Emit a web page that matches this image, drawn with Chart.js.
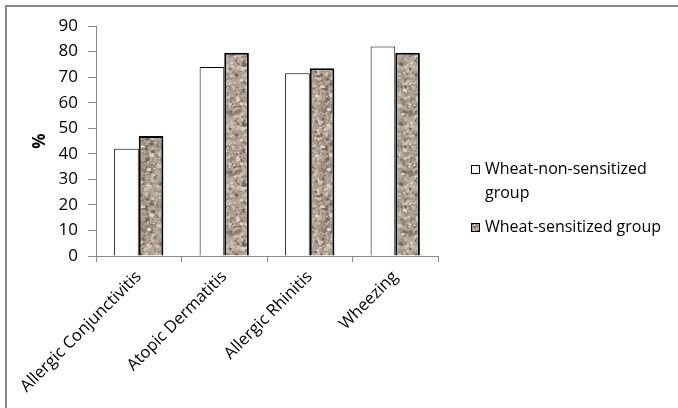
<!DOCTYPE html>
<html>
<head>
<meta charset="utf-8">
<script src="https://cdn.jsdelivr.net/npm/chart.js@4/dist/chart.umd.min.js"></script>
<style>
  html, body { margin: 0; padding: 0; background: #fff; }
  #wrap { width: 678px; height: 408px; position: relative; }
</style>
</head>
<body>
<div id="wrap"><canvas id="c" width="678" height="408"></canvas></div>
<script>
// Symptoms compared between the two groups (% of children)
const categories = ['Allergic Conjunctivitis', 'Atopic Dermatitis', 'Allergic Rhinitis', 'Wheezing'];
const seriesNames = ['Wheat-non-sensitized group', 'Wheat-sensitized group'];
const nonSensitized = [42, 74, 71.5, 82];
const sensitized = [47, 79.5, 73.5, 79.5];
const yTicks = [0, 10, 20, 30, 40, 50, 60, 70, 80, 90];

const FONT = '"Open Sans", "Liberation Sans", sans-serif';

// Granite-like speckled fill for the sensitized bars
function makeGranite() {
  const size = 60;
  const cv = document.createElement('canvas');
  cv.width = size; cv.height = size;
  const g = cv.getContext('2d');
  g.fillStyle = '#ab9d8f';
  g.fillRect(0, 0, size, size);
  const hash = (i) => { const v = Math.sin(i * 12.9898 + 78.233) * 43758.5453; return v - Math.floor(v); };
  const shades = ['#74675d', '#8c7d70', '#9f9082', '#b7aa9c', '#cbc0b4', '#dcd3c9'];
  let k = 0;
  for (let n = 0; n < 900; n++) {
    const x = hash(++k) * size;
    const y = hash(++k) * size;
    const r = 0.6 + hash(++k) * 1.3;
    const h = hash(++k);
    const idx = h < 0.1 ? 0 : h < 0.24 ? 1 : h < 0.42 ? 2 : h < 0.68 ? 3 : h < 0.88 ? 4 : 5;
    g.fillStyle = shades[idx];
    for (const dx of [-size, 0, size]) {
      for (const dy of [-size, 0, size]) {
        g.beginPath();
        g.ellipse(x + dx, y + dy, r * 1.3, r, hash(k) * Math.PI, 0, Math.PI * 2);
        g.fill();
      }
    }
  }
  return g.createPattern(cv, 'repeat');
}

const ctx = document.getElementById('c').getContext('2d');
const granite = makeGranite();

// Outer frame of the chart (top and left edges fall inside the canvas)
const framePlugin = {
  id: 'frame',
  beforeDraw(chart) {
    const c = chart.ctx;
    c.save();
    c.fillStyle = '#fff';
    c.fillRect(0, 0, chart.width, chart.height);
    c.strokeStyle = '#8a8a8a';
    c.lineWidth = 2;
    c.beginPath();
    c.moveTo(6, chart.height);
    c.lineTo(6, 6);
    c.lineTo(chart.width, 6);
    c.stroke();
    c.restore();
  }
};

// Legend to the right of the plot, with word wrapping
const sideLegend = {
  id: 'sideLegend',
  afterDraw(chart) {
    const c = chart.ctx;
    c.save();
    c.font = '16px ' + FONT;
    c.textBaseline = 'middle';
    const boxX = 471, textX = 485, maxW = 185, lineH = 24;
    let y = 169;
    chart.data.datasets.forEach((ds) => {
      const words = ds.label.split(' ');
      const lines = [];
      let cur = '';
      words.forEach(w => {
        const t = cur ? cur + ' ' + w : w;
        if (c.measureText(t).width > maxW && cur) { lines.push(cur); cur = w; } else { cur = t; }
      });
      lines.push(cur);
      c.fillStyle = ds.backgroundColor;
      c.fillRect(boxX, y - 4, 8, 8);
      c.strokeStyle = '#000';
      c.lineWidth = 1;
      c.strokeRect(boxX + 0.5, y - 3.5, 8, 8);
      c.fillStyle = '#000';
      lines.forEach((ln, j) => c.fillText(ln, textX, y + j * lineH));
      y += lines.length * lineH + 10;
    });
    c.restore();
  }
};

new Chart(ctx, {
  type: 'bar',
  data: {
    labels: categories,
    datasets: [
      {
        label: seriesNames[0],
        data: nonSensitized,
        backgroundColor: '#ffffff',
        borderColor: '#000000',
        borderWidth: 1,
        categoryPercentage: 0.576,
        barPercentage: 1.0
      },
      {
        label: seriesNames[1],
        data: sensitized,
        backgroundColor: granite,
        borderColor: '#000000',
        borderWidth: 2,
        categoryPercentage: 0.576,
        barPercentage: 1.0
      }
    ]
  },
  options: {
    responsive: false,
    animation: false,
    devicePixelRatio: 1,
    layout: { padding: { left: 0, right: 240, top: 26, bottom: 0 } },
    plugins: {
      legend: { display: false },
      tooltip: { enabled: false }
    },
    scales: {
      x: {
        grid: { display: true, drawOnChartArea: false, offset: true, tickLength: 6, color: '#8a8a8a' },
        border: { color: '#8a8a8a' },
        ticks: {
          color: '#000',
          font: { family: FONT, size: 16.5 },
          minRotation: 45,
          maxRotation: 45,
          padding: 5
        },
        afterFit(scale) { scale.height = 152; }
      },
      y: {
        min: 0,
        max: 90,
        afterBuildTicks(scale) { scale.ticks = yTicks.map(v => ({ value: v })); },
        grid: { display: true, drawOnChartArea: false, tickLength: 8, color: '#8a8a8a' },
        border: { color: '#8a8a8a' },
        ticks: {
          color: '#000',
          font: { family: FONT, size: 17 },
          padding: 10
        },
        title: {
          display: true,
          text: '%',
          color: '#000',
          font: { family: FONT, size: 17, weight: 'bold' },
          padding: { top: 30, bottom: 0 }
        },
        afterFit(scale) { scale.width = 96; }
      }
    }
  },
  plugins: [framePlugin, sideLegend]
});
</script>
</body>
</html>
-=-=-
(GIVEN INSTRUCTION)
Output a faithful copy of the data, with each picture left out.

(SOLUTION FOR THIS TASK)
Emit a web page that matches this image, drawn with Chart.js.
<!DOCTYPE html>
<html>
<head>
<meta charset="utf-8">
<script src="https://cdn.jsdelivr.net/npm/chart.js@4/dist/chart.umd.min.js"></script>
<style>
  html, body { margin: 0; padding: 0; background: #fff; }
  #wrap { width: 678px; height: 408px; position: relative; }
</style>
</head>
<body>
<div id="wrap"><canvas id="c" width="678" height="408"></canvas></div>
<script>
// Symptoms compared between the two groups (% of children)
const categories = ['Allergic Conjunctivitis', 'Atopic Dermatitis', 'Allergic Rhinitis', 'Wheezing'];
const seriesNames = ['Wheat-non-sensitized group', 'Wheat-sensitized group'];
const nonSensitized = [42, 74, 71.5, 82];
const sensitized = [47, 79.5, 73.5, 79.5];
const yTicks = [0, 10, 20, 30, 40, 50, 60, 70, 80, 90];

const FONT = '"Open Sans", "Liberation Sans", sans-serif';

// Granite-like speckled fill for the sensitized bars
function makeGranite() {
  const size = 60;
  const cv = document.createElement('canvas');
  cv.width = size; cv.height = size;
  const g = cv.getContext('2d');
  g.fillStyle = '#ab9d8f';
  g.fillRect(0, 0, size, size);
  const hash = (i) => { const v = Math.sin(i * 12.9898 + 78.233) * 43758.5453; return v - Math.floor(v); };
  const shades = ['#74675d', '#8c7d70', '#9f9082', '#b7aa9c', '#cbc0b4', '#dcd3c9'];
  let k = 0;
  for (let n = 0; n < 900; n++) {
    const x = hash(++k) * size;
    const y = hash(++k) * size;
    const r = 0.6 + hash(++k) * 1.3;
    const h = hash(++k);
    const idx = h < 0.1 ? 0 : h < 0.24 ? 1 : h < 0.42 ? 2 : h < 0.68 ? 3 : h < 0.88 ? 4 : 5;
    g.fillStyle = shades[idx];
    for (const dx of [-size, 0, size]) {
      for (const dy of [-size, 0, size]) {
        g.beginPath();
        g.ellipse(x + dx, y + dy, r * 1.3, r, hash(k) * Math.PI, 0, Math.PI * 2);
        g.fill();
      }
    }
  }
  return g.createPattern(cv, 'repeat');
}

const ctx = document.getElementById('c').getContext('2d');
const granite = makeGranite();

// Outer frame of the chart (top and left edges fall inside the canvas)
const framePlugin = {
  id: 'frame',
  beforeDraw(chart) {
    const c = chart.ctx;
    c.save();
    c.fillStyle = '#fff';
    c.fillRect(0, 0, chart.width, chart.height);
    c.strokeStyle = '#8a8a8a';
    c.lineWidth = 2;
    c.beginPath();
    c.moveTo(6, chart.height);
    c.lineTo(6, 6);
    c.lineTo(chart.width, 6);
    c.stroke();
    c.restore();
  }
};

// Legend to the right of the plot, with word wrapping
const sideLegend = {
  id: 'sideLegend',
  afterDraw(chart) {
    const c = chart.ctx;
    c.save();
    c.font = '16px ' + FONT;
    c.textBaseline = 'middle';
    const boxX = 471, textX = 485, maxW = 185, lineH = 24;
    let y = 169;
    chart.data.datasets.forEach((ds) => {
      const words = ds.label.split(' ');
      const lines = [];
      let cur = '';
      words.forEach(w => {
        const t = cur ? cur + ' ' + w : w;
        if (c.measureText(t).width > maxW && cur) { lines.push(cur); cur = w; } else { cur = t; }
      });
      lines.push(cur);
      c.fillStyle = ds.backgroundColor;
      c.fillRect(boxX, y - 4, 8, 8);
      c.strokeStyle = '#000';
      c.lineWidth = 1;
      c.strokeRect(boxX + 0.5, y - 3.5, 8, 8);
      c.fillStyle = '#000';
      lines.forEach((ln, j) => c.fillText(ln, textX, y + j * lineH));
      y += lines.length * lineH + 10;
    });
    c.restore();
  }
};

new Chart(ctx, {
  type: 'bar',
  data: {
    labels: categories,
    datasets: [
      {
        label: seriesNames[0],
        data: nonSensitized,
        backgroundColor: '#ffffff',
        borderColor: '#000000',
        borderWidth: 1,
        categoryPercentage: 0.576,
        barPercentage: 1.0
      },
      {
        label: seriesNames[1],
        data: sensitized,
        backgroundColor: granite,
        borderColor: '#000000',
        borderWidth: 2,
        categoryPercentage: 0.576,
        barPercentage: 1.0
      }
    ]
  },
  options: {
    responsive: false,
    animation: false,
    devicePixelRatio: 1,
    layout: { padding: { left: 0, right: 240, top: 26, bottom: 0 } },
    plugins: {
      legend: { display: false },
      tooltip: { enabled: false }
    },
    scales: {
      x: {
        grid: { display: true, drawOnChartArea: false, offset: true, tickLength: 6, color: '#8a8a8a' },
        border: { color: '#8a8a8a' },
        ticks: {
          color: '#000',
          font: { family: FONT, size: 16.5 },
          minRotation: 45,
          maxRotation: 45,
          padding: 5
        },
        afterFit(scale) { scale.height = 152; }
      },
      y: {
        min: 0,
        max: 90,
        afterBuildTicks(scale) { scale.ticks = yTicks.map(v => ({ value: v })); },
        grid: { display: true, drawOnChartArea: false, tickLength: 8, color: '#8a8a8a' },
        border: { color: '#8a8a8a' },
        ticks: {
          color: '#000',
          font: { family: FONT, size: 17 },
          padding: 10
        },
        title: {
          display: true,
          text: '%',
          color: '#000',
          font: { family: FONT, size: 17, weight: 'bold' },
          padding: { top: 30, bottom: 0 }
        },
        afterFit(scale) { scale.width = 96; }
      }
    }
  },
  plugins: [framePlugin, sideLegend]
});
</script>
</body>
</html>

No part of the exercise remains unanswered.